Perez Casillas has been temporarily relieved of his duties. Three Puerto
Rican Justice Department prosecutors who took part in the
initial investigation have been reassigned. Last week Puerto Rican
Senate leaders retained Sam Dash, former chief counsel of the
Senate Watergate committee, to help with the cover-up phase of their
investigation, and the Puerto Rican legislature met to consider
appointing a special prosecutor to prepare criminal charges. The U.S.
Justice Department has also opened a new grand jury
investigation and is seeking indictments for perjury and obstruction
of justice against several police officers.

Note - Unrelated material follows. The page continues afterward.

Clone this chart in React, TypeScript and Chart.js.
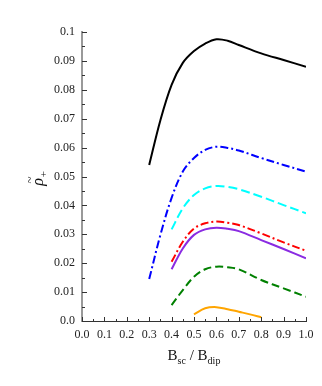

'Negligence'? All summer long Governor Romero had derided the Senate
hearings as "a circus" motivated by partisan politics. When
word of the officers' testimony leaked out two weeks ago, Romero announced
he had been deceived, and he, too, called for a special
prosecutor. But Romero's declaration may have come too late. "A chief
executive, commander in chief of the police to whom the
secretary ofjustice answers, cannot claim deception unless he claims
incompetence," said San Juan Mayor Hernan Padilla. Other
Romero critics are considering bringing impeachment proceedings for
what Independence Party president Ruben Berrios Martinez
calls "crass negligence."
Political observers doubt that Romero's foes can collect the necessary
votes for impeachment. But the scandal could affect his
chances for re-election next year and, with it, Puerto Rico's political
status. Romero had planned to call for a referendum on statehood
in 1985. The Popular Democratic Party supports Puerto Rico's current
status as a commonwealth, while Padilla's new Puerto Rican
Renewal Party favors delaying the vote. For now, members of Romero's
New Progressive Party say they are still optimistic about the
governor's re-election -- but that may change, pending the outcome
ofthe case critics call Puerto Rico's Watergate.